From a reliability perspective, always build in headroom. We learned this the hard way when we optimized for maximum throughput and started seeing intermittent 429 errors during peak business hours. The retry logic overhead actually reduced our effective throughput by 20%. Conservative batch processing with 60-70% of theoretical max rate has been much more stable for us.
Yes, exactly. Workday uses adaptive rate limiting that considers multiple factors: request frequency, payload size, query complexity, and tenant-wide load. During peak hours (typically 9am-11am and 2pm-4pm in your tenant’s primary timezone), you’ll see more aggressive throttling even if you’re technically under the documented limits. This is why time-of-day scheduling is important for batch jobs. We run our heavy procure-to-pay batches during off-peak hours (6am-8am and 6pm-8pm) and see 40% better throughput.
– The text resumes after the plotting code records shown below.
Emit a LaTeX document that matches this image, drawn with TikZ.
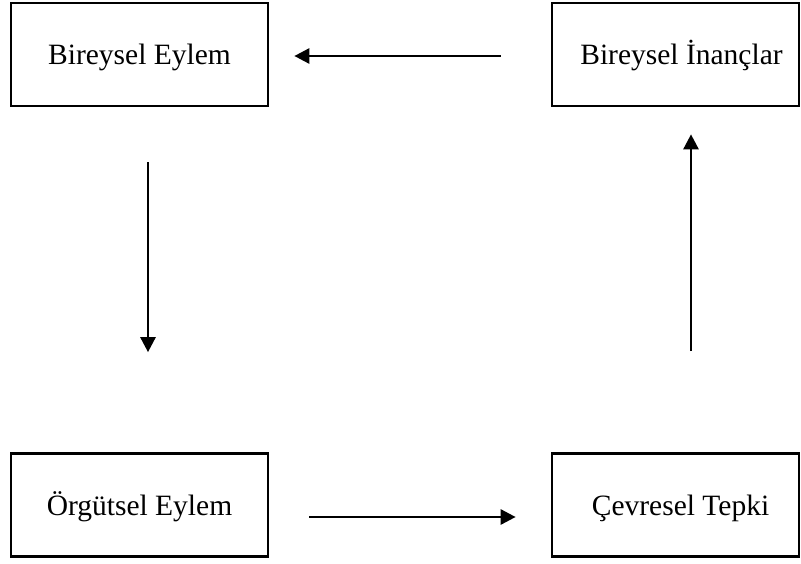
\documentclass[tikz,border=0pt]{standalone}
\usepackage{fontspec}
\setmainfont{Liberation Serif}
\usetikzlibrary{arrows.meta}
\begin{document}
\begin{tikzpicture}[x=1pt,y=-1pt,
  box/.style={draw,line width=2.7pt,minimum height=103pt,inner sep=0pt,text height=20pt,text depth=0pt,font=\fontsize{29.5}{34}\selectfont},
  arr/.style={line width=2.7pt,-{Triangle[length=15pt,width=15pt]}}]
\useasboundingbox (0,0) rectangle (801,563);
\node[box,minimum width=257pt] (TL) at (139.5,54.5) {Bireysel Eylem};
\node[box,minimum width=247pt] (TR) at (675.5,54.5) {\hspace*{12pt}Bireysel İnançlar};
\node[box,minimum width=257pt] (BL) at (139.5,505) {Örgütsel Eylem};
\node[box,minimum width=247pt] (BR) at (675.5,505) {\hspace*{10pt}Çevresel Tepki};
\draw[arr,shorten <=50pt,shorten >=25pt] ([yshift=-1.5pt]TR.west) -- ([yshift=-1.5pt]TL.east);
\draw[arr,shorten <=55pt,shorten >=100pt] ([xshift=8.5pt]TL.south) -- ([xshift=8.5pt]BL.north);
\draw[arr,shorten <=40pt,shorten >=35pt] ([yshift=-12pt]BL.east) -- ([yshift=-12pt]BR.west);
\draw[arr,shorten <=101pt,shorten >=27pt] ([xshift=15.5pt]BR.north) -- ([xshift=15.5pt]TR.south);
\end{tikzpicture}
\end{document}
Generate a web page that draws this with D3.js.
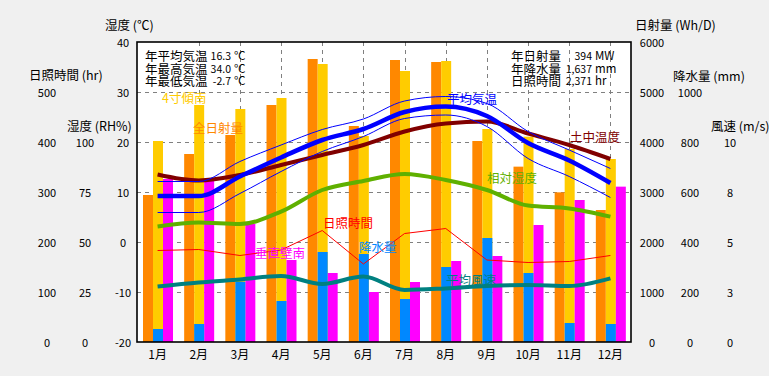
<!DOCTYPE html>
<html><head><meta charset="utf-8">
<script src="https://cdn.jsdelivr.net/npm/d3@7"></script>
<style>
body{margin:0;background:#f0f0f0;}
svg{display:block;font-family:"Noto Sans CJK JP","Noto Sans",sans-serif;}
</style>
</head><body>
<svg id="c" width="769" height="376"></svg>
<script>
// ---- data ----
const months = ["1月","2月","3月","4月","5月","6月","7月","8月","9月","10月","11月","12月"];
const solarAll  = [2940,3760,4140,4740,5660,4320,5640,5600,4020,3507,2993,2640]; // 全日射量 Wh/D
const solarTilt = [4020,4740,4660,4880,5560,4120,5420,5620,4260,4107,3860,3660]; // 4寸傾南 Wh/D
const solarWall = [3260,3220,2360,1640,1380,1000,1200,1620,1720,2340,2840,3107]; // 垂直壁南 Wh/D
const precip    = [52,72,241,164,360,352,172,300,416,276,76,72];                 // 降水量 mm
const tempAvg   = [9.2,9.2,13.1,16.9,20.4,22.6,26.0,27.1,25.2,19.8,16.3,11.8];   // 平均気温 ℃
const tempMax   = [12.1,12.1,16.1,19.4,22.5,24.6,28.2,29.1,27.7,22.1,18.4,14.7];
const tempMin   = [5.9,5.9,9.7,14.1,18.1,21.1,24.7,25.4,23.1,16.7,13.1,8.9];
const soilTemp  = [13.5,12.3,13.4,15.4,17.4,19.4,22.1,23.7,24.1,21.7,19.4,16.6]; // 土中温度 ℃
const humidity  = [57.8,59.7,59,65.2,76,80.5,84,81,76,68.2,66.8,62.7];           // 相対湿度 %
const sunshine  = [183,185,173,184,223,156,217,227,164,159,161,173];             // 日照時間 hr
const wind      = [2.77,2.97,3.13,3.3,2.9,3.27,2.6,2.68,2.8,2.85,2.8,3.18];      // 平均風速 m/s

const tempTicks   = [40,30,20,10,0,-10,-20];
const sunTicks    = [500,400,300,200,100,0];
const rhTicks     = [100,75,50,25,0];
const solarTicks  = [6000,5000,4000,3000,2000,1000,0];
const precipTicks = [1000,800,600,400,200,0];
const windTicks   = [10,7.5,5,2.5,0];

const statLeftLabels  = ["年平均気温","年最高気温","年最低気温"];
const statLeftValues  = ["16.3","34.0","-2.7"];
const statLeftUnits   = ["℃","℃","℃"];
const statRightLabels = ["年日射量","年降水量","日照時間"];
const statRightValues = ["394","1,637","2,371"];
const statRightUnits  = ["MW","mm","hr"];

// ---- layout ----
const L = 137, R = 631, T = 42, B = 342;
const svg = d3.select("#c");
const fs = 12.5, fsNum = 11;

const x = d3.scaleBand().domain(months).range([L, R]).padding(0);
const bw = x.bandwidth();
const cx = m => x(m) + bw / 2;

const yTemp   = d3.scaleLinear().domain([-20, 40]).range([B, T]);
const ySun    = d3.scaleLinear().domain([0, 600]).range([B, T]);
const yRH     = d3.scaleLinear().domain([0, 100]).range([B, B - 200]);
const ySolar  = d3.scaleLinear().domain([0, 6000]).range([B, T]);
const yPrecip = d3.scaleLinear().domain([0, 1200]).range([B, T]);
const yWind   = d3.scaleLinear().domain([0, 10]).range([B, B - 200]);

// plot background
svg.append("rect").attr("x", L).attr("y", T).attr("width", R - L).attr("height", B - T).attr("fill", "#fff");

// grid
const grid = svg.append("g").attr("stroke", "#808080").attr("stroke-width", 1).attr("stroke-dasharray", "4,4");
[30, 20, 10, 0, -10].forEach(v => {
  const yy = Math.round(yTemp(v)) + 0.5;
  grid.append("line").attr("x1", L).attr("x2", R).attr("y1", yy).attr("y2", yy);
});
months.slice(1).forEach(m => {
  const xx = Math.round(x(m) + bw / 2) + 0.5;
  grid.append("line").attr("x1", xx).attr("x2", xx).attr("y1", T).attr("y2", B);
});

// bars
const bars = svg.append("g");
function barSeries(data, off, color, scale) {
  bars.selectAll(null).data(months).enter().append("rect")
    .attr("x", m => x(m) + off)
    .attr("width", 10)
    .attr("y", (m, i) => scale(data[i]))
    .attr("height", (m, i) => B - scale(data[i]))
    .attr("fill", color);
}
barSeries(solarAll, 6, "#ff8800", ySolar);
barSeries(solarTilt, 16, "#ffcc00", ySolar);
barSeries(solarWall, 26, "#ff00ff", ySolar);
barSeries(precip, 16, "#0088ff", yPrecip);

// lines
function lineSeries(data, scale, color, w, curve) {
  const gen = d3.line().x((d, i) => cx(months[i])).y(d => scale(d)).curve(curve);
  svg.append("path").datum(data).attr("d", gen).attr("fill", "none")
    .attr("stroke", color).attr("stroke-width", w).attr("stroke-linejoin", "round");
}
lineSeries(sunshine, ySun, "#ff0000", 1, d3.curveLinear);
lineSeries(wind, yWind, "#008080", 4, d3.curveMonotoneX);
lineSeries(humidity, yRH, "#5fb000", 4, d3.curveMonotoneX);
lineSeries(soilTemp, yTemp, "#800000", 4, d3.curveMonotoneX);
lineSeries(tempMax, yTemp, "#0000ff", 1, d3.curveMonotoneX);
lineSeries(tempMin, yTemp, "#0000ff", 1, d3.curveMonotoneX);
lineSeries(tempAvg, yTemp, "#0000ff", 4.5, d3.curveMonotoneX);

// border
svg.append("rect").attr("x", L).attr("y", T).attr("width", R - L).attr("height", B - T)
  .attr("fill", "none").attr("stroke", "#000").attr("stroke-width", 1.6);

// axis tick labels
function ticks(vals, scale, xpos, fmt) {
  svg.append("g").selectAll("text").data(vals).enter().append("text")
    .attr("x", xpos).attr("y", d => scale(d)).attr("text-anchor", "middle")
    .attr("dominant-baseline", "central").attr("font-size", fsNum).attr("fill", "#000")
    .text(fmt);
}
ticks(tempTicks, yTemp, 123, d => String(d));
ticks(sunTicks, ySun, 47, d => d);
ticks(rhTicks, yRH, 85, d => d);
ticks(solarTicks, ySolar, 652, d => d);
ticks(precipTicks, yPrecip, 690, d => d);
ticks(windTicks, yWind, 730, d => (+d).toFixed(0));

// axis titles
function title(t, xx, yy, anchor, size) {
  return svg.append("text").attr("x", xx).attr("y", yy).attr("text-anchor", anchor || "start")
    .attr("dominant-baseline", "central").attr("font-size", size || fs).attr("fill", "#000").text(t);
}
title("湿度 (℃)", 105, 24);
title("日照時間 (hr)", 29, 74);
title("湿度 (RH%)", 67, 125);
title("日射量 (Wh/D)", 635, 24);
title("降水量 (mm)", 673, 75);
title("風速 (m/s)", 711, 125);

// month labels
svg.append("g").selectAll("text").data(months).enter().append("text")
  .attr("x", m => cx(m)).attr("y", 353).attr("text-anchor", "middle")
  .attr("dominant-baseline", "central").attr("font-size", 12).text(m => m);

// stats blocks (one text element each, lines as tspans)
const statY = [55, 67.5, 80];
function statBlock(labelsArr, valuesArr, unitsArr, xLabel, xValEnd, xUnit) {
  const t = svg.append("text").attr("font-size", fs).attr("fill", "#000").attr("dominant-baseline", "central");
  labelsArr.forEach((lab, i) => {
    t.append("tspan").attr("x", xLabel).attr("y", statY[i]).text(lab);
    t.append("tspan").attr("x", xValEnd).attr("y", statY[i]).attr("text-anchor", "end")
      .attr("font-size", fsNum - 0.5).text(valuesArr[i]);
    t.append("tspan").attr("x", xUnit).attr("y", statY[i]).attr("font-size", fsNum + 0.5).text(unitsArr[i]);
  });
}
statBlock(statLeftLabels, statLeftValues, statLeftUnits, 145, 231, 234);
statBlock(statRightLabels, statRightValues, statRightUnits, 511, 592, 595);

// series labels
const labels = [
  ["4寸傾南", 162, 97, "#ffcc00"],
  ["全日射量", 193, 127, "#ff8800"],
  ["平均気温", 447, 98, "#0000ff"],
  ["土中温度", 570, 136, "#800000"],
  ["相対湿度", 487, 177, "#5fb000"],
  ["日照時間", 323, 222, "#ff0000"],
  ["垂直壁南", 255, 252, "#ff00ff"],
  ["降水量", 359, 246, "#0088ff"],
  ["平均風速", 446, 279, "#008080"]
];
labels.forEach(l => {
  svg.append("text").attr("x", l[1]).attr("y", l[2]).attr("dominant-baseline", "central")
    .attr("font-size", fs).attr("fill", l[3]).text(l[0]);
});
</script>
</body></html>
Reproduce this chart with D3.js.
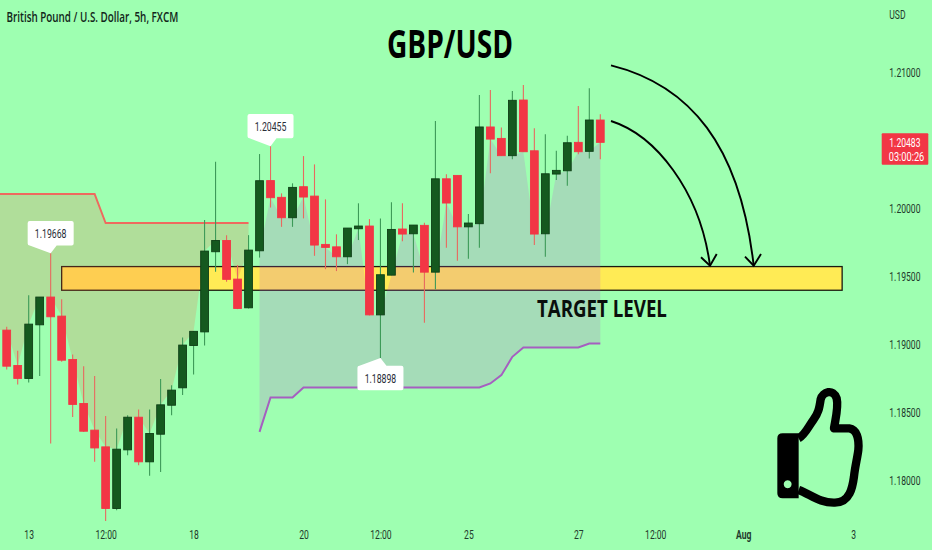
<!DOCTYPE html>
<html>
<head>
<meta charset="utf-8">
<script src="https://cdn.jsdelivr.net/npm/d3@7"></script>
<style>
html,body{margin:0;padding:0;background:#9effb1;overflow:hidden}
svg{display:block}
</style>
</head>
<body>
<svg id="chart" width="932" height="550"></svg>
<script>
// ---- data ----
const opens  = [1.19103,1.18843,1.18748,1.19142,1.19346,1.19206,1.18887,1.18564,1.18368,1.18245,1.17792,1.18223,1.18463,1.18135,1.18338,1.18551,1.18679,1.18990,1.19090,1.19679,1.19762,1.19478,1.19267,1.19686,1.20202,1.20079,1.19929,1.20157,1.20088,1.19733,1.19715,1.19642,1.19848,1.19868,1.19215,1.19507,1.19846,1.19811,1.19873,1.19529,1.20215,1.20240,1.19862,1.19885,1.20596,1.20512,1.20385,1.20794,1.20421,1.19811,1.20250,1.20274,1.20483,1.20417,1.20647];
const closes = [1.18838,1.18748,1.19147,1.19346,1.19201,1.18882,1.18557,1.18360,1.18237,1.17792,1.18228,1.18463,1.18135,1.18343,1.18554,1.18662,1.18993,1.19094,1.19684,1.19762,1.19476,1.19262,1.19691,1.20201,1.20076,1.19929,1.20152,1.20081,1.19728,1.19711,1.19642,1.19853,1.19868,1.19215,1.19510,1.19843,1.19809,1.19875,1.19529,1.20215,1.20037,1.19862,1.19890,1.20596,1.20507,1.20385,1.20792,1.20414,1.19809,1.20252,1.20277,1.20480,1.20414,1.20647,1.20483];
const highs  = [1.19127,1.18951,1.19360,1.19346,1.19668,1.19329,1.18924,1.18838,1.18765,1.18471,1.18380,1.18478,1.18520,1.18520,1.18743,1.18698,1.19049,1.19096,1.19912,1.20340,1.19801,1.19581,1.19801,1.20397,1.20455,1.20108,1.20182,1.20382,1.20321,1.20064,1.19807,1.19853,1.20035,1.19919,1.19924,1.20042,1.20035,1.19875,1.19892,1.20640,1.20248,1.20240,1.19956,1.20831,1.20868,1.20593,1.20860,1.20904,1.20586,1.20542,1.20421,1.20532,1.20750,1.20880,1.20689];
const lows   = [1.18814,1.18704,1.18718,1.18765,1.18270,1.18870,1.18465,1.18355,1.18135,1.17701,1.17779,1.18184,1.18110,1.18032,1.18061,1.18478,1.18627,1.18777,1.18990,1.19532,1.19458,1.19257,1.19262,1.19636,1.20004,1.19862,1.19862,1.19924,1.19649,1.19551,1.19537,1.19588,1.19765,1.19211,1.18898,1.19507,1.19757,1.19527,1.19157,1.19404,1.19708,1.19612,1.19627,1.19708,1.20255,1.20385,1.20358,1.20414,1.19728,1.19642,1.20206,1.20164,1.20395,1.20365,1.20358];
// upper line: first 23 bars (9 at the higher level, 14 at the lower)
const resistance = [1.20103,1.20103,1.20103,1.20103,1.20103,1.20103,1.20103,1.20103,1.20103,1.19890,1.19890,1.19890,1.19890,1.19890,1.19890,1.19890,1.19890,1.19890,1.19890,1.19890,1.19890,1.19890,1.19890];
// lower line: bars 23 to 54
const supportStart = 23;
const support = [1.18355,1.18608,1.18608,1.18608,1.18682,1.18682,1.18682,1.18682,1.18682,1.18682,1.18682,1.18682,1.18682,1.18682,1.18682,1.18682,1.18682,1.18682,1.18682,1.18682,1.18682,1.18711,1.18772,1.18907,1.18976,1.18976,1.18976,1.18976,1.18976,1.18976,1.19005,1.19005];
const priceTicks = [1.18,1.185,1.19,1.195,1.20,1.21];
const timeTickBars = [2,9,17,27,34,42,52,59,67,77];
const timeTickLabels = ["13","12:00","18","20","12:00","25","27","12:00","Aug","3"];
const zoneTop = 1.19570, zoneBottom = 1.19396, zoneStartBar = 5, zoneEndBar = 76;
const calloutBars = [4,24,34];
const lastPrice = "1.20483", countdown = "03:00:26", currency = "USD";
const headerText = "British Pound / U.S. Dollar, 5h, FXCM";
const titleText = "GBP/USD", targetText = "TARGET LEVEL";

// ---- scales ----
const svg = d3.select("#chart");
const x = d3.scaleLinear().domain([0,54]).range([6.7,600.3]);
const y = d3.scaleLinear().domain([1.21,1.18]).range([72,480.2]);
const bars = d3.range(opens.length);
const bodyTop = i => Math.max(opens[i],closes[i]);
const bodyBot = i => Math.min(opens[i],closes[i]);

const UI = "Roboto, sans-serif";
// narrow a text horizontally about its own anchor (the source picture is condensed)
function squeeze(sel, ratio){
  sel.each(function(){
    const t = d3.select(this);
    const px = +t.attr("x")||0, py = +t.attr("y")||0;
    t.attr("x",0).attr("y",0).attr("transform",`translate(${px},${py}) scale(${ratio},1)`);
  });
}
// narrow a text to an exact measured width
function fitWidth(sel, width){
  sel.each(function(){
    const w = this.getComputedTextLength();
    d3.select(this).call(squeeze, width/w);
  });
}

// ---- target zone ----
svg.append("rect").attr("x",x(zoneStartBar)).attr("y",y(zoneTop))
  .attr("width",x(zoneEndBar)-x(zoneStartBar)).attr("height",y(zoneBottom)-y(zoneTop))
  .attr("fill","#ffeb55").attr("stroke","#1a1a10").attr("stroke-width",1.3);

// ---- bands ----
const leftBars = d3.range(resistance.length);
const leftX = i => i===-1 ? 0 : x(i);
const leftKeys = [-1].concat(leftBars);
const keyOf = i => i===-1 ? 0 : i;
svg.append("path").attr("fill","rgb(250,90,65)").attr("fill-opacity",0.2)
  .attr("d", d3.area().x(leftX).y0(i=>y(resistance[keyOf(i)])).y1(i=>y(bodyTop(keyOf(i))))(leftKeys));
svg.append("path").attr("fill","none").attr("stroke","#ee6a5e").attr("stroke-width",1.9)
  .attr("d", d3.line().x(leftX).y(i=>y(resistance[keyOf(i)]))(leftKeys));

const rightBars = d3.range(support.length);
svg.append("path").attr("fill","rgb(195,80,215)").attr("fill-opacity",0.2)
  .attr("d", d3.area().x(k=>x(k+supportStart)).y0(k=>y(support[k])).y1(k=>y(bodyBot(k+supportStart)))(rightBars));
svg.append("path").attr("fill","none").attr("stroke","#a55fc0").attr("stroke-width",2)
  .attr("d", d3.line().x(k=>x(k+supportStart)).y(k=>y(support[k]))(rightBars));

// ---- candles ----
const isUp = i => closes[i] >= opens[i];
const candle = svg.append("g").selectAll("g").data(bars).join("g");
candle.append("line")
  .attr("x1",i=>x(i)).attr("x2",i=>x(i)).attr("y1",i=>y(highs[i])).attr("y2",i=>y(lows[i]))
  .attr("stroke",i=>isUp(i)?"#3d9a58":"#e8695f").attr("stroke-width",1.1);
const bodyW = 7.8;
candle.append("rect")
  .attr("x",i=>x(i)-bodyW/2).attr("width",bodyW)
  .attr("y",i=>y(bodyTop(i))).attr("height",i=>Math.max(1.5,y(bodyBot(i))-y(bodyTop(i))))
  .attr("fill",i=>isUp(i)?"#15591f":"#f23645")
  .attr("stroke",i=>isUp(i)?"#0e3f16":"#f23645").attr("stroke-width",0.9);

// ---- high / low callouts ----
const calloutW = 46, calloutH = 24.4, pointer = 7.8, r = 2;
calloutBars.forEach(i=>{
  const below = i===34;
  const cx = x(i), tip = below ? y(lows[i]) : y(highs[i]);
  const dir = below ? 1 : -1;
  const edge = tip + dir*pointer, far = edge + dir*calloutH;
  const l = cx-calloutW/2, rr = cx+calloutW/2;
  const p = d3.path();
  p.moveTo(cx,tip);
  p.lineTo(cx+6,edge);
  p.arcTo(rr,edge,rr,far,r);
  p.arcTo(rr,far,l,far,r);
  p.arcTo(l,far,l,edge,r);
  p.arcTo(l,edge,cx-6,edge,r);
  p.closePath();
  svg.append("path").attr("d",p.toString()).attr("fill","#fff");
  svg.append("text").attr("x",cx).attr("y",(edge+far)/2+4.6)
    .attr("text-anchor","middle").attr("font-family",UI).attr("font-size",13).attr("fill","#2a2e39")
    .text(d3.format(".5f")(below?lows[i]:highs[i])).call(squeeze,0.67);
});

// ---- axes ----
const yAxis = d3.axisRight(y).tickValues(priceTicks).tickFormat(d3.format(".5f")).tickSize(0).tickPadding(0);
const yg = svg.append("g").attr("transform","translate(889.3,0)").call(yAxis);
yg.select(".domain").remove();
yg.selectAll("text").attr("font-family",UI).attr("font-size",13).attr("fill","#1f3a2c").attr("x",0).attr("y",0.5).call(squeeze,0.66);

const xAxis = d3.axisBottom(x).tickValues(timeTickBars).tickFormat((d,i)=>timeTickLabels[i]).tickSize(0).tickPadding(0);
const xg = svg.append("g").attr("transform","translate(0,530)").call(xAxis);
xg.select(".domain").remove();
xg.selectAll("text").attr("font-family",UI).attr("font-size",13).attr("fill","#1f3a2c")
  .attr("font-weight",d=>d===67?700:400).attr("dy","0.71em").attr("y",0).call(squeeze,0.66);

svg.append("text").attr("x",889.3).attr("y",18.8).attr("font-family",UI).attr("font-size",13).attr("fill","#1f3a2c")
  .text(currency).call(squeeze,0.66);

// ---- last price tag ----
svg.append("rect").attr("x",881.7).attr("y",133.3).attr("width",46.6).attr("height",31.4).attr("rx",1).attr("fill","#f23645");
svg.append("text").attr("x",889.3).attr("y",147.3).attr("font-family",UI).attr("font-size",13).attr("fill","#fff")
  .text(lastPrice).call(squeeze,0.66);
svg.append("text").attr("x",888.7).attr("y",161.3).attr("font-family",UI).attr("font-size",13).attr("fill","#fff")
  .text(countdown).call(squeeze,0.71);

// ---- header and annotations ----
svg.append("text").attr("x",6.5).attr("y",22).attr("font-family","'Open Sans', sans-serif").attr("font-weight",600)
  .attr("font-size",14).attr("fill","#12261a").text(headerText).call(fitWidth,172);
svg.append("text").attr("x",387).attr("y",58).attr("font-family","'Open Sans', sans-serif").attr("font-weight",700)
  .attr("font-size",39).attr("fill","#000").text(titleText).call(fitWidth,126);
svg.append("text").attr("x",537).attr("y",317).attr("font-family","'Open Sans', sans-serif").attr("font-weight",700)
  .attr("font-size",24).attr("fill","#0a0f0c").text(targetText).call(fitWidth,130);

// hand-drawn arrows
const arrows = svg.append("g").attr("fill","none").attr("stroke","#000").attr("stroke-width",1.9);
arrows.append("path").attr("d","M611,65.3C690,85 740,145 753.7,265.7");
arrows.append("path").attr("d","M745,256.7L753.7,265.7L761,254");
arrows.append("path").attr("d","M611,121C655,135 700,190 710,265.7");
arrows.append("path").attr("d","M701,257.3L710,265.7L716.7,254");

// thumbs-up sticker (crop coordinates / 3)
const thumb = svg.append("g").attr("transform","translate(750,370) scale(0.3333)");
thumb.append("path").attr("fill","none").attr("stroke","#000").attr("stroke-width",25).attr("stroke-linejoin","round")
  .attr("d","M146,205 C165,195 175,170 190,150 C205,130 208,115 212,88 C218,65 250,55 260,85 C266,110 258,140 252,175 L298,175 C320,178 328,205 325,240 C322,265 315,290 312,320 C308,350 300,398 255,398 C210,400 180,372 146,360");
thumb.append("path").attr("fill","#000").attr("fill-rule","evenodd")
  .attr("d","M98,190 H146 V385 H98 Q82,385 82,370 V205 Q82,190 98,190 Z M113,331 a12,12 0 1,0 0.01,0 Z");
</script>
</body>
</html>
Don’t forget about retry logic design. Exponential backoff is standard, but we added jitter to prevent thundering herd problems when multiple integration workers retry simultaneously after a throttling event. Our retry strategy: initial delay 2s, exponential backoff with factor of 2, max delay 60s, and random jitter of ±30%. This spreads out retry attempts and reduces the chance of retriggering rate limits.